3) Isn't it possible that ~more~ than one table will have a part not available? Seems to me you're trying to make sure your formula works even when one value isn't available, but not considering that there may be more.

4) What is the value in the price column when the Unavailable box is checked? Does it stay the same as before?



5) There may a formula that'll work for this, but it seems complex enough that it may pay you to write your own worksheet function. And you did, after all, post this question in the VBA ~programming~ forum, so I suppose you've considered that option, even though you don't mention it?

#1/#2:
Ok, so let me explain...I have 5 tables in 1 spreadsheet. 4 of them hold prices for different online stores. The 5th one looks through all 4 and MIN is returned with formulas that change the item description based on the MIN found and also some comparison formulas to see the savings between them.

The item I'm testing this on is a CPU price...the price for that item (which repeats in the other tables) are: D5, L5, D21, L21 respectively.

My checkbox resides on the outside of each tables with a cell in FALSE which changes to TRUE when the check is ON. The cells for TRUE/FALSE are: H5, P5, H21, P21 respectively. And a MIN of all PRICE cells, if = FALSE.

#3: On this question, you are correct...the thing is I'm testing the formula just for a single item (CPU).
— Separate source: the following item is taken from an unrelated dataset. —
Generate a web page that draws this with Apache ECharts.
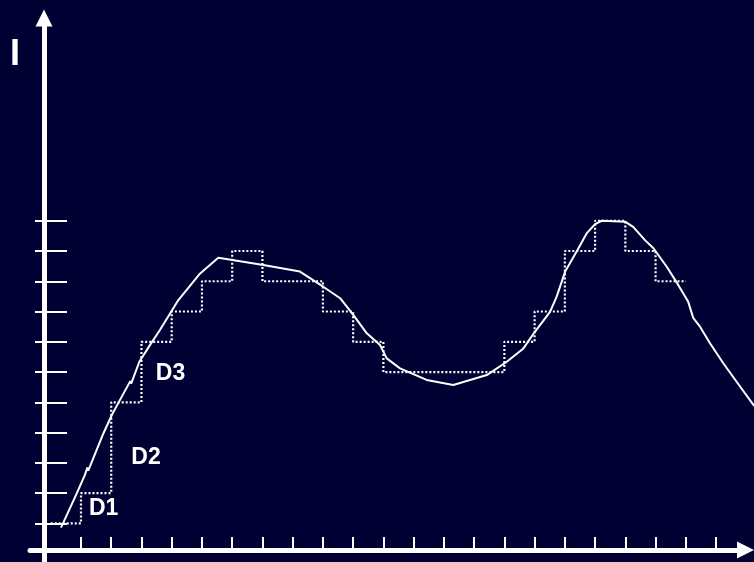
<!DOCTYPE html>
<html>
<head>
<meta charset="utf-8">
<script src="https://cdn.jsdelivr.net/npm/echarts@6/dist/echarts.min.js"></script>
<style>
    html, body { margin: 0; padding: 0; background: #000033; }
    #main { width: 754px; height: 562px; }
</style>
</head>
<body>
<div id="main"></div>
<script>
// 单位：横轴一格 = 1，纵轴一格 = 1
const xTicks = [0, 1, 2, 3, 4, 5, 6, 7, 8, 9, 10, 11, 12, 13, 14, 15, 16, 17, 18, 19, 20, 21];
const yTicks = [1, 2, 3, 4, 5, 6, 7, 8, 9, 10, 11];

// 量化后的阶梯（每段起点 + 电平）
const stepX = [-1, 0, 1, 2, 3, 4, 5, 6, 7, 8, 9, 10, 11, 12, 13, 14, 15, 16, 17, 18, 19, 20];
const stepLevel = [1, 2, 5, 7, 8, 9, 10, 9, 9, 8, 7, 6, 6, 6, 6, 7, 8, 10, 11, 10, 9, 9];

// 原始曲线
const curveX = [-0.66, -0.14, 0.13, 0.21, 0.24, 0.74, 1.02, 1.29, 1.63, 1.66, 1.93, 2.28, 2.61, 3.22, 3.94, 4.54,
    6.03, 7.24, 8.01, 8.57, 9.01, 9.45, 9.89, 10.11, 10.55, 11.43, 12.31, 13.42, 14.08, 14.63, 15.01,
    15.51, 15.73, 16.01, 16.39, 16.72, 17.00, 17.22, 17.99, 18.26, 18.65, 18.93, 19.37, 19.75, 20.08,
    20.25, 20.47, 20.80, 21.24, 21.68, 22.26];
const curveY = [0.86, 1.99, 2.60, 2.84, 2.74, 3.97, 4.58, 5.08, 5.70, 5.62, 6.34, 6.89, 7.39, 8.38, 9.26, 9.78,
    9.54, 9.32, 8.82, 8.44, 7.88, 7.28, 6.89, 6.45, 6.12, 5.74, 5.57, 5.90, 6.34, 6.78, 7.33,
    7.99, 8.49, 9.32, 9.98, 10.58, 10.89, 11.00, 10.97, 10.80, 10.36, 10.09, 9.48, 8.88, 8.32,
    7.78, 7.50, 6.95, 6.29, 5.68, 4.88];

// 标注
const labelNames = ['D1', 'D2', 'D3'];
const labelX = [0.75, 2.15, 2.96];
const labelY = [1.5, 3.17, 5.96];

const white = '#ffffff';
const font = '"Liberation Sans", Arial, sans-serif';

const yMin = -0.2776;
const yMax = 17.70;

const chart = echarts.init(document.getElementById('main'));

chart.setOption({
    animation: false,
    backgroundColor: '#000033',
    title: {
        text: 'I',
        left: 5,
        top: 32,
        textStyle: { color: white, fontSize: 36, fontWeight: 'bold', fontFamily: font }
    },
    grid: [
        { left: 30, right: 8.5, top: 18, bottom: 0 },
        // 曲线用：一直画到右边缘
        { left: 30, right: 0, top: 18, bottom: 0 }
    ],
    xAxis: [
        {
            type: 'value',
            gridIndex: 0,
            min: -1.686,
            max: 21.974,
            position: 'bottom',
            offset: -12, // 横轴画在 y=550
            axisLine: {
                show: true,
                onZero: false,
                symbol: ['none', 'triangle'],
                symbolSize: [17, 17],
                lineStyle: { color: white, width: 5 }
            },
            axisTick: {
                show: true,
                inside: true,
                length: 13,
                customValues: xTicks,
                lineStyle: { color: white, width: 2 }
            },
            axisLabel: { show: false },
            splitLine: { show: false }
        },
        {
            type: 'value',
            gridIndex: 1,
            min: -1.686,
            max: 22.255,
            show: false
        }
    ],
    yAxis: [
        {
            type: 'value',
            gridIndex: 0,
            min: yMin,
            max: yMax,
            position: 'left',
            offset: -14, // 纵轴画在 x=44
            axisLine: {
                show: true,
                onZero: false,
                symbol: ['none', 'triangle'],
                symbolSize: [17, 17],
                lineStyle: { color: white, width: 5 }
            },
            axisTick: {
                show: true,
                length: 9,
                customValues: yTicks,
                lineStyle: { color: white, width: 2 }
            },
            axisLabel: { show: false },
            splitLine: { show: false }
        },
        {
            // 刻度向右伸出的部分
            type: 'value',
            gridIndex: 0,
            min: yMin,
            max: yMax,
            position: 'left',
            offset: -14,
            axisLine: { show: false, onZero: false },
            axisTick: {
                show: true,
                inside: true,
                length: 23,
                customValues: yTicks,
                lineStyle: { color: white, width: 2 }
            },
            axisLabel: { show: false },
            splitLine: { show: false }
        },
        {
            type: 'value',
            gridIndex: 1,
            min: yMin,
            max: yMax,
            show: false
        }
    ],
    series: [
        {
            name: 'steps',
            type: 'line',
            step: 'end',
            symbol: 'none',
            data: stepX.map((x, i) => [x, stepLevel[i]]),
            lineStyle: { color: white, width: 2.2, type: [2, 2] },
            z: 2
        },
        {
            name: 'curve',
            type: 'line',
            xAxisIndex: 1,
            yAxisIndex: 2,
            symbol: 'none',
            data: curveX.map((x, i) => [x, curveY[i]]),
            lineStyle: { color: white, width: 2 },
            z: 3
        },
        {
            name: 'labels',
            type: 'scatter',
            symbolSize: 0,
            itemStyle: { color: 'transparent', opacity: 1 }, // 散点默认 0.8 会让文字发灰
            data: labelNames.map((n, i) => ({ name: n, value: [labelX[i], labelY[i]] })),
            label: {
                show: true,
                position: 'inside',
                formatter: '{b}',
                color: white,
                textBorderWidth: 0,
                fontSize: 23,
                fontWeight: 'bold',
                fontFamily: font
            },
            z: 4
        }
    ]
});

window.addEventListener('resize', () => {
    chart.resize();
});
</script>
</body>
</html>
So yes, when D5 = TRUE then ignore it and continue with the others that are = FALSE (available).

#4: The item still shows the price on its table, but the 5th table where this formula will reside will try to ignore it, hence, IF(D5=TRUE...) and not take the price into account.

#5: I thought this area was for complicated formulas...not paying for programming...my apologies, that was not my intention.


My formula causes trouble because if D5=True then MIN the rest...and the problem is what if I have others that are also not available?! Then I cannot write the next part because I already say ignore D5 go with the rest...but the third one is looking to the D5 included in the MIN which I already say ignore it...then it still shows up. I'm trying to find a way to take into account all possible combinations of not available into consideration. Not sure if I made the explanation even worse now.